= International Committee on Aeronautical Fatigue and Structural Integrity =

The International Committee on Aeronautical Fatigue and Structural Integrity (ICAF) was initiated by Dr. Ir. Frederik Plantema, head of the Structures and Materials Department of the National Aeronautical Research Institute (NLL) in Amsterdam, the Netherlands in 1951. Dr. Plantema proposed international collaboration in the field of aeronautical fatigue in response to growing concerns regarding fatigue problems in metal aircraft structures. The first conference of the International Committee on Aeronautical Fatigue (ICAF) was held in Amsterdam in 1952, with participants from the Netherlands, United Kingdom, Sweden, Belgium and Switzerland. ICAF soon got a significant influence on the fatigue research in a large part of the world by suggesting the urgent problems to be studied and joining the efforts of many laboratories in different countries. It is an informal organization that consists of the General Secretary and the National Delegates from the (now) seventeen member countries. In 2010 the name was changed to the present one in order to clarify that the scope of the committee had broadened and now also includes topics such as damage formation and growth in composite structures, structural health and loads monitoring, probabilistic modeling of structural integrity, corrosion control, etc. The acronym ICAF was maintained.

The stated aims of ICAF are to encourage contacts between people actively engaged in aircraft structural integrity problems and to exchange information, experience, opinions and ideas concerning aeronautical fatigue and fatigue-related subjects. To this end a conference and a symposium are organized every two years for attendance by representatives of industry, universities and institutes, military specialists, regulatory agencies and aircraft operators throughout the world. The two-day conference consists of reviews of aeronautical fatigue and other structural integrity activities presented by the National Delegates. It is followed by a three-day symposium for specialist papers presented by authors with design, manufacturing, airworthiness regulations, operations and research backgrounds. The symposium also includes the Plantema Memorial Lecture, delivered by a leading member of the structural integrity community, and the presentation of the Schijve Award to a selected young researcher.

ICAF has no formal constitution or laws or funds. Its activities are possible only by the interest of the member countries and the activities of the National Delegates and the General Secretary, who is elected by the National Delegates from their ranks and is appointed for an indefinite period of time. The appointment of the National Delegates is also permanent. On resignation, a delegate nominates a successor for approval by the other delegates and the General Secretary. The National Delegates usually come from a non-profit research institute, although some delegates have a position in a university or within the aerospace industry.

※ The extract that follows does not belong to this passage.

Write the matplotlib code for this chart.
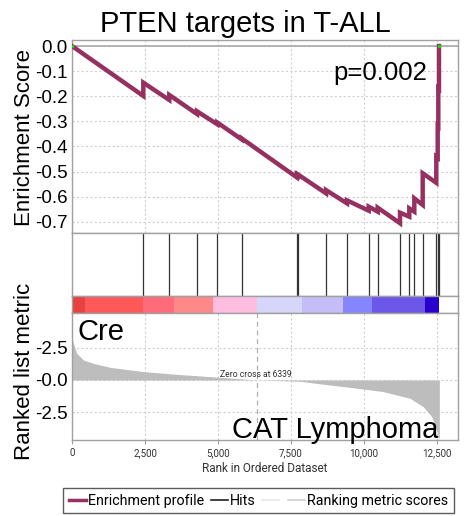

Participation in the ICAF meetings is open for anybody interested in the topics. More information is provided on ICAF's website: "ICAF"

==Member countries==
Originally, ICAF started with five member countries only, while other countries were invited to join later. New member countries can still be invited to join ICAF upon agreement of the committee members. The current ICAF member countries are listed below.
- Australia
- Brazil
- Canada
- China
- Finland
- France
- Germany
- Israel
- Italy
- Japan
- Poland
- Russia
- Sweden
- Switzerland
- The Netherlands
- United Kingdom
- United States of America

==Plantema Medal==
The Plantema Medal has been established by ICAF in 1967. It is a career award that is presented to a selected leading member of the structural integrity community. The award recipient is invited to deliver a keynote lecture at the start of the biennial symposium. This Plantema Memorial Lecture is named after the late Dr. Ir. Frederik Johan Plantema, inspiror, founder and General Secretary of ICAF, from its foundation in 1951 until November 1966 when he untimely passed away. In the first Plantema Memorial Lecture Mr Barrois "(France) stated that "The ICAF is a neutral ground (...). No privilege can disturb the harmony of the members, as there is no nominal President, and the real President, Dr. Plantema, remained a modest secretary and confined himself strictly within this part, however always suggesting the way to follow which was generally agreed to."

==Jaap Schijve Award==
This biennial award for young and talented academics in the field of aeronautical fatigue has been established in 2007 by Royal Netherlands Aerospace Centre NLR and Delft University in the Netherlands. The award is named after Prof. Jaap Schijve, to celebrate his 80th birthday. It consists of a token and a prize of €5000,=. Recognizing its promotional value, ICAF has offered the opportunity to present the award on the last day of the ICAF symposium. In 2009 the award was presented for the first time.

==International recognition==
In 2018 ICAF has received the ICAS von Karman Award for International Collaboration in Aeronautics, in recognition of the multi-national world-wide work over almost seven decades to ensure the safe flight of both civil and military aircraft. This award was established in 1980 in memory of Theodore von Karman, a leading figure in the foundation of ICAS, the International Council of the Aeronautical Sciences, and an outstanding proponent of international collaboration in the aeronautical sciences.

A similar prize, the Cristoforo Colombo International Communication Award, was presented to ICAF in 1980 by the City of Genoa in Italy.